From humble beginnings as a series inspired by the threat of legislative action, the rivalry between Florida and Florida State has evolved into one of the most spirited in college football.

Their late-season meetings usually have national championship implications, which is why the Gators and Seminoles have a bittersweet feeling about facing each other in tonight’s Sugar Bowl.

Florida (10-1-1) began the season ranked No. 1 and looked unbeatable before running into Auburn a week after Florida State, which won its only national title a year ago, had its hopes of repeating squashed by Miami in October.

“All you see on ESPN now is Nebraska and Penn State,” Florida center David Swain said of the teams that headed into their bowl games undefeated and with a shot at finishing on top of the final Associated Press poll.

“It hurts knowing that could be us,” he added, “especially since we feel like we could beat those teams.”

Florida State (9-1-1) will also finish the season wondering what might have been had quarterback Danny Kanell, who matured enough by the last regular-season game to rally the Seminoles to a 31-31 tie against Florida, hadn’t been yanked after falling behind Miami.

The improbable arrangement that brings the Gators and Seminoles together in New Orleans was made possible by FSU’s 28-point fourth quarter in Tallahassee on Nov. 26, plus Florida’s victory over Alabama in the Southeastern Conference championship game.

“That just goes to show you what we’re capable of, how things change from week to week,” Florida defensive lineman Ellis Johnson said.

“We’re not playing for the national championship because we’ve got a loss and a tie.
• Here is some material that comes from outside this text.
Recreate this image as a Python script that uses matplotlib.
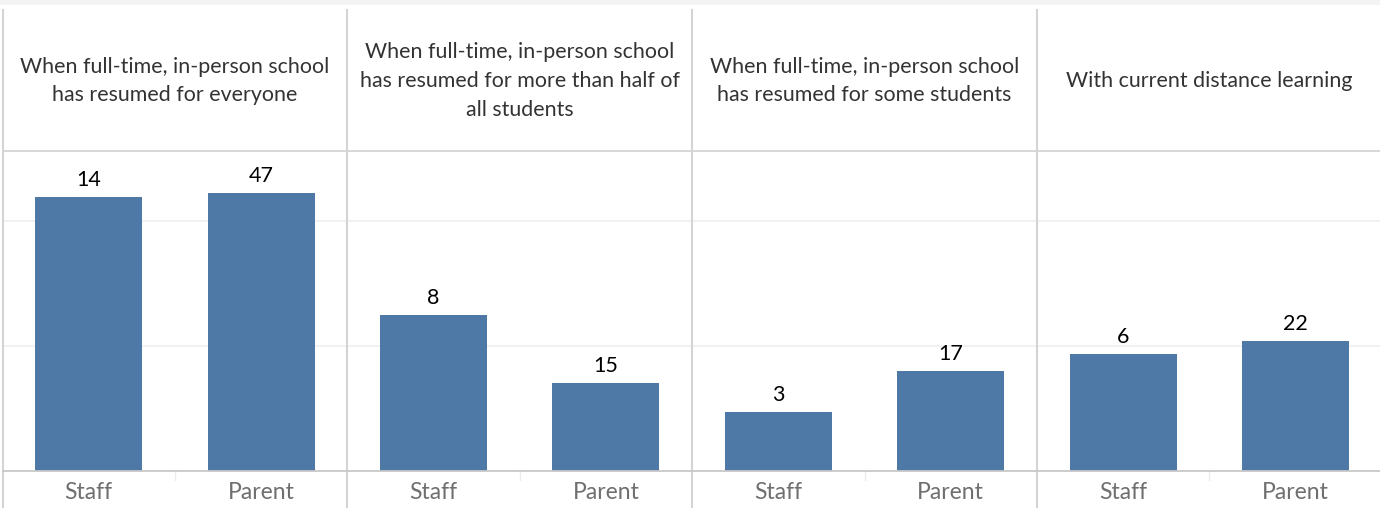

Alabama was unbeaten just like Nebraska and Penn State, and they couldn’t beat us. We had three bad quarters and we’re not playing for No. 1. I guess that’s the way the ball bounces.”
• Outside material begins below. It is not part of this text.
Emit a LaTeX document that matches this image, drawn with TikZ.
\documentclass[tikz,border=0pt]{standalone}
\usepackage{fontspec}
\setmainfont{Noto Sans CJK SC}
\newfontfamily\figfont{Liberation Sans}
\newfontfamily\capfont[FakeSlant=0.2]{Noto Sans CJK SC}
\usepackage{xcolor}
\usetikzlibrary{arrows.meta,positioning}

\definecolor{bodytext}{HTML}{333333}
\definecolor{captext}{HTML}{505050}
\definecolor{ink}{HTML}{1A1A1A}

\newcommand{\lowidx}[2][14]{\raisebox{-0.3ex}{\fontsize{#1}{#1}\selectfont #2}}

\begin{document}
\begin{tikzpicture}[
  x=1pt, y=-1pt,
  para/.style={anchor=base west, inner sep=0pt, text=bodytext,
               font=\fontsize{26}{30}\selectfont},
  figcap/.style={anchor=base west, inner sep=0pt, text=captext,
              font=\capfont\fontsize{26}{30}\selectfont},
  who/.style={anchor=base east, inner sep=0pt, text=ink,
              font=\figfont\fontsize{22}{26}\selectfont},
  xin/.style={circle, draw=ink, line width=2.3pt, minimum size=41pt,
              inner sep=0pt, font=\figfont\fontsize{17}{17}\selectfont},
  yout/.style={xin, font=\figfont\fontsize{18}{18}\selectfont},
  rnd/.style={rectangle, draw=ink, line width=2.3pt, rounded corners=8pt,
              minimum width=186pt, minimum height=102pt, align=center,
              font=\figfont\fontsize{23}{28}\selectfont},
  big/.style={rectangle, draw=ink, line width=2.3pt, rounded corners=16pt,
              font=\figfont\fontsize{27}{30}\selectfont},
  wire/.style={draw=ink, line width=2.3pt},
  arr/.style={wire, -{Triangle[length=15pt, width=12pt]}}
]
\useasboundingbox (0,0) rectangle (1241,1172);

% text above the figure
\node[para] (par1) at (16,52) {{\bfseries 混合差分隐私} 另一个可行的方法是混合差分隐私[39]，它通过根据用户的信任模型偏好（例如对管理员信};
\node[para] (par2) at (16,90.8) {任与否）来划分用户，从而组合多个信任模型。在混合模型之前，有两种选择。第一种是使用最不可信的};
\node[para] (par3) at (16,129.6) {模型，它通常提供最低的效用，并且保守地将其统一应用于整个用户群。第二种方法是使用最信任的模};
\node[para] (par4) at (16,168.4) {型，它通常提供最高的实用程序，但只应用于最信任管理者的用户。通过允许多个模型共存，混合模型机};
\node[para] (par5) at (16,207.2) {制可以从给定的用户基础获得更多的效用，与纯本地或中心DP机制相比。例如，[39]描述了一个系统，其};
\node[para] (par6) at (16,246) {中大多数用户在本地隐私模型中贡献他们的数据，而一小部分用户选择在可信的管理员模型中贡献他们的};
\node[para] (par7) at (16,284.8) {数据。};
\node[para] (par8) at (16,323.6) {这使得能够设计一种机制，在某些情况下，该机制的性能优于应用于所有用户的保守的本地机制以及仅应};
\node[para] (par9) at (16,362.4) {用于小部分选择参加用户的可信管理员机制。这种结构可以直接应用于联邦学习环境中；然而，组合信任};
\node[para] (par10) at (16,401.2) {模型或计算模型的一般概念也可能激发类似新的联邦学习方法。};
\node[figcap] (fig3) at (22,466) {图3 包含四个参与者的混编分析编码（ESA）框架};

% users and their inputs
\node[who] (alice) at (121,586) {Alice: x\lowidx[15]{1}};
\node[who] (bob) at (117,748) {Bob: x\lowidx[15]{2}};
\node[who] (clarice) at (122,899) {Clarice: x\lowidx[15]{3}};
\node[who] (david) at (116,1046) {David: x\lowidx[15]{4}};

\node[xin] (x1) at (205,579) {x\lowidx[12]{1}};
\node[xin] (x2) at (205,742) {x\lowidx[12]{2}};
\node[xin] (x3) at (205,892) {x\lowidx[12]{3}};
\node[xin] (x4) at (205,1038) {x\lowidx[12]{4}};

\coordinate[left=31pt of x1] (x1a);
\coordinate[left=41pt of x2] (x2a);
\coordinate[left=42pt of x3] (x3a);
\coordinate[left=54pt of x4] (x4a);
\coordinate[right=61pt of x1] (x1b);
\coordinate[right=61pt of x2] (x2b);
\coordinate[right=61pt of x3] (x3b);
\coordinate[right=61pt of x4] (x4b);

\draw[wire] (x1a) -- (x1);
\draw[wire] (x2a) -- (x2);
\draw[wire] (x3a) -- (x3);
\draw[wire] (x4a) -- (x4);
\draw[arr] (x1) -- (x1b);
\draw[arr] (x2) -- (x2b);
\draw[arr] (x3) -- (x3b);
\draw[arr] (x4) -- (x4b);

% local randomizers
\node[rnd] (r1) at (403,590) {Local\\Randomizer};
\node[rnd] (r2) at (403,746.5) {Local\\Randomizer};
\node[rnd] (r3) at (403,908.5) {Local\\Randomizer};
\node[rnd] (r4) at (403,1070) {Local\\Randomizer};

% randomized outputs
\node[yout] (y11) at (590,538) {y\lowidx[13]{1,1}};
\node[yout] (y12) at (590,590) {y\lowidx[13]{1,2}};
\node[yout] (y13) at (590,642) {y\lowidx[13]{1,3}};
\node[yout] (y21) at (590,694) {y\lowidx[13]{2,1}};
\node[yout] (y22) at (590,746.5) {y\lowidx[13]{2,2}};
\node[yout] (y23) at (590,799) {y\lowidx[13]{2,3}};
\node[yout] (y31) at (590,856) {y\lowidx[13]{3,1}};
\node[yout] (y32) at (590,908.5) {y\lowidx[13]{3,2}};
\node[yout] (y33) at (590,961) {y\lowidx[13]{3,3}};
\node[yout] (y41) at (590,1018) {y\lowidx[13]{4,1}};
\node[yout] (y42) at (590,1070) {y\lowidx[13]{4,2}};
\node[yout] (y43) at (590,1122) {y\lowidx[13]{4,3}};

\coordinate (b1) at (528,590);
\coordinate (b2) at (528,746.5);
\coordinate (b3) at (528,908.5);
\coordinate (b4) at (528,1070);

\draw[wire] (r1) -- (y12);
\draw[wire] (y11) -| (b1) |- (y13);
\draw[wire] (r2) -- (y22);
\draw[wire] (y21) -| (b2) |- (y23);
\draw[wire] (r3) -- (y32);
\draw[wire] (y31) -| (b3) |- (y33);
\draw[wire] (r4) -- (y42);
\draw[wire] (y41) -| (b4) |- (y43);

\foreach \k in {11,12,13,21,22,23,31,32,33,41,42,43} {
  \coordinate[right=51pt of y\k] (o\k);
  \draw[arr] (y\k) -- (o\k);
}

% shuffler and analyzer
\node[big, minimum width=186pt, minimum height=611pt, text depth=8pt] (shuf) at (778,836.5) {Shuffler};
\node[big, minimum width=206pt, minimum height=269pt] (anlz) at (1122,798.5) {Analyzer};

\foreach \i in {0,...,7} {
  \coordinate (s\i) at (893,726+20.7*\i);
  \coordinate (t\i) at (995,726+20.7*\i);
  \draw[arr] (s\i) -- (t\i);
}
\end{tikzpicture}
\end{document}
When Florida State accepted an invitation to New Orleans, coach Bobby Bowden did so thinking the Seminoles probably would wind up playing Alabama, which faced Florida the following week with the SEC’s automatic berth in the Sugar Bowl on the line.

“I thought Florida might have the better team, but I wasn’t sure they’d be able to recover from our game,” said Bowden, who elected not to try for a potential gamewinning 2-point conversion with less than 2 minutes remaining in the earlier meeting.
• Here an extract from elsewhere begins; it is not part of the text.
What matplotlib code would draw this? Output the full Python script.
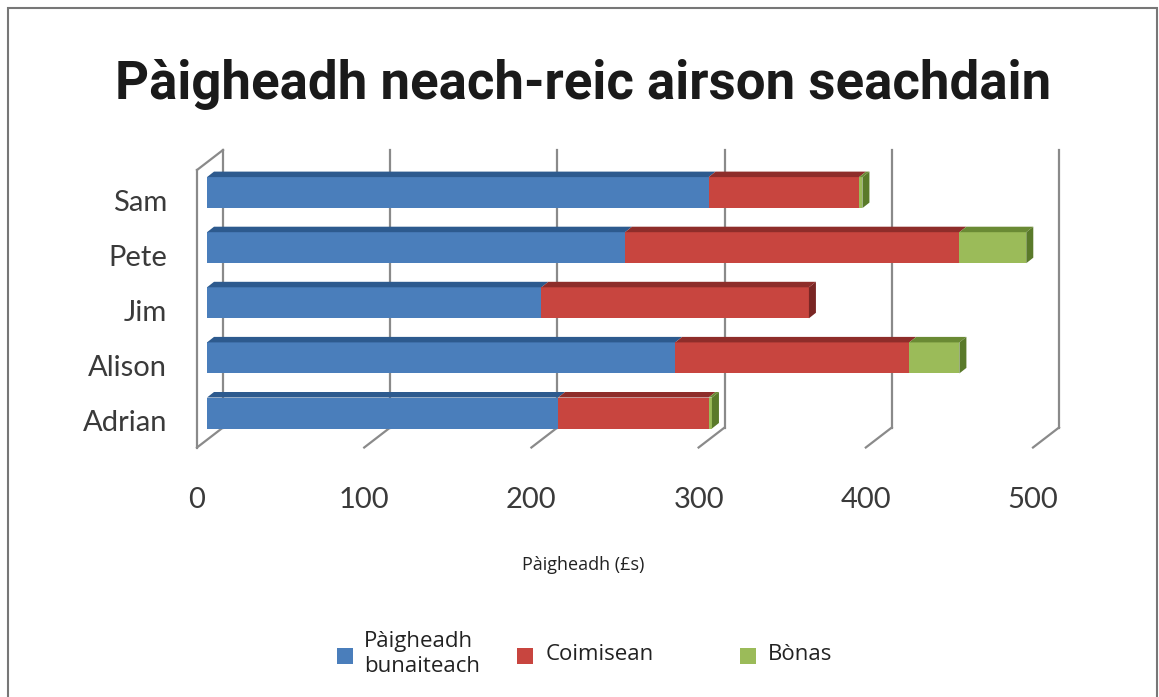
import matplotlib
matplotlib.use("Agg")
import matplotlib.pyplot as plt
from matplotlib.patches import Polygon, Rectangle

# data (bottom row first)
names = ["Adrian", "Alison", "Jim", "Pete", "Sam"]
base_pay = [210, 280, 200, 250, 300]
commission = [90, 140, 160, 200, 90]
bonus = [2, 30, 0, 40, 2]
series_labels = ["Pàigheadh\nbunaiteach", "Coimisean", "Bònas"]
x_ticks = [0, 100, 200, 300, 400, 500]

title = "Pàigheadh neach-reic airson seachdain"
x_label = "Pàigheadh (£s)"

front_colors = ["#4a7ebb", "#c8453f", "#9bbb59"]
top_colors = ["#2d5a8e", "#8e2d2a", "#6a8a34"]
side_colors = ["#244a75", "#7a2624", "#5a7a2a"]
grid_color = "#8a8a8a"

# pixel geometry of the fake 3-d chart
W, H = 1159, 697
X0_PX = 207        # left end of bar fronts
PX_PER_VAL = 1.672
ROW0_PX = 413      # centre of first bar front, from top
ROW_PX = 55.1
BAR_H_PX = 31
BAR_DX, BAR_DY = 7, 5.5      # bar depth
BACK_DX = 16                 # back wall offset from bar fronts
BACK_FLOOR = 14.5            # px below first row centre
BACK_TOP = 263               # px above first row centre
FRONT_DX, FRONT_DY = -26, -20  # front edge relative to back wall


def px_x(p):
    return p / PX_PER_VAL


def px_y(p):
    return p / ROW_PX


fig = plt.figure(figsize=(W / 100, H / 100), dpi=100)
ax = fig.add_axes([0, 0, 1, 1])
ax.set_xlim(-X0_PX / PX_PER_VAL, (W - X0_PX) / PX_PER_VAL)
ax.set_ylim(-(H - ROW0_PX) / ROW_PX, ROW0_PX / ROW_PX)
ax.axis("off")

# walls and gridlines
y_floor = -px_y(BACK_FLOOR)
y_top = px_y(BACK_TOP)
fx, fy = px_x(FRONT_DX), px_y(FRONT_DY)
for v in x_ticks:
    xb = v + px_x(BACK_DX)
    ax.plot([xb, xb], [y_floor, y_top], color=grid_color, lw=1.6, zorder=1)
    ax.plot([xb, xb + fx], [y_floor, y_floor + fy], color=grid_color, lw=1.6, zorder=1)
    if v == x_ticks[0]:
        ax.plot([xb + fx, xb + fx], [y_floor + fy, y_top + fy], color=grid_color, lw=1.6, zorder=1)
        ax.plot([xb, xb + fx], [y_top, y_top + fy], color=grid_color, lw=1.6, zorder=1)
    ax.text(xb + fx, y_floor - px_y(72), f"{v}", ha="center", va="center",
            fontsize=21, family="Lato", color="#3a3a3a")

# bars
h = px_y(BAR_H_PX)
ddx, ddy = px_x(BAR_DX), px_y(BAR_DY)
for i, name in enumerate(names):
    left = 0
    segs = [base_pay[i], commission[i], bonus[i]]
    last = max(k for k, s in enumerate(segs) if s > 0)
    for k, w in enumerate(segs):
        if w <= 0:
            continue
        ax.add_patch(Rectangle((left, i - h / 2), w, h, facecolor=front_colors[k],
                               edgecolor="none", zorder=3))
        ax.add_patch(Polygon([(left, i + h / 2), (left + w, i + h / 2),
                              (left + w + ddx, i + h / 2 + ddy), (left + ddx, i + h / 2 + ddy)],
                             closed=True, facecolor=top_colors[k], edgecolor="none", zorder=3))
        left += w
    ax.add_patch(Polygon([(left, i - h / 2), (left + ddx, i - h / 2 + ddy),
                          (left + ddx, i + h / 2 + ddy), (left, i + h / 2)],
                         closed=True, facecolor=side_colors[last], edgecolor="none", zorder=3))
    ax.text(-px_x(40), i - px_y(10), name, ha="right", va="center",
            fontsize=21, family="Lato", color="#3a3a3a")

# title and axis label
fig.text(583 / W, 1 - 84 / H, title, ha="center", va="center",
         fontsize=38, fontweight="bold", family="Roboto", color="#1a1a1a")
fig.text(583 / W, 1 - 565 / H, x_label, ha="center", va="center",
         fontsize=13, family="Open Sans", color="#222222")

# legend
legend_pos = [(345, 364), (525, 546), (748, 768)]
for (sq, tx), lab, col in zip(legend_pos, series_labels, front_colors):
    fig.add_artist(Rectangle(((sq - 8) / W, 1 - 664 / H), 16 / W, 16 / H,
                             transform=fig.transFigure, facecolor=col, edgecolor="none"))
    fig.text(tx / W, 1 - 654 / H, lab, ha="left", va="center", fontsize=16,
             family="Open Sans", color="#222222", linespacing=1.2)

# outer frame
fig.add_artist(Rectangle((8 / W, -0.02), 1149 / W, 1.02 - 8 / H, transform=fig.transFigure,
                         facecolor="none", edgecolor="#777777", lw=1.5))

fig.savefig("out.png", dpi=100)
No problem. The Gators not only bounced back, but bucked a trend of coming up short in close games by erasing a fourth-quarter deficit to beat Alabama 24-23 and set up this highly anticipated rematch.

“We actually got over that first game a lot quicker than a lot of people wanted us to,” Florida coach Steve Spurrier said. “Some people wanted to make us feel like we choked or folded at the end, which is fine. That’s just part of the game. There was nothing we could do but keep playing and learn from it.”

The lesson, the Gators said, was it takes a 60-minute effort to defeat a quality team. That’s what they promise tonight.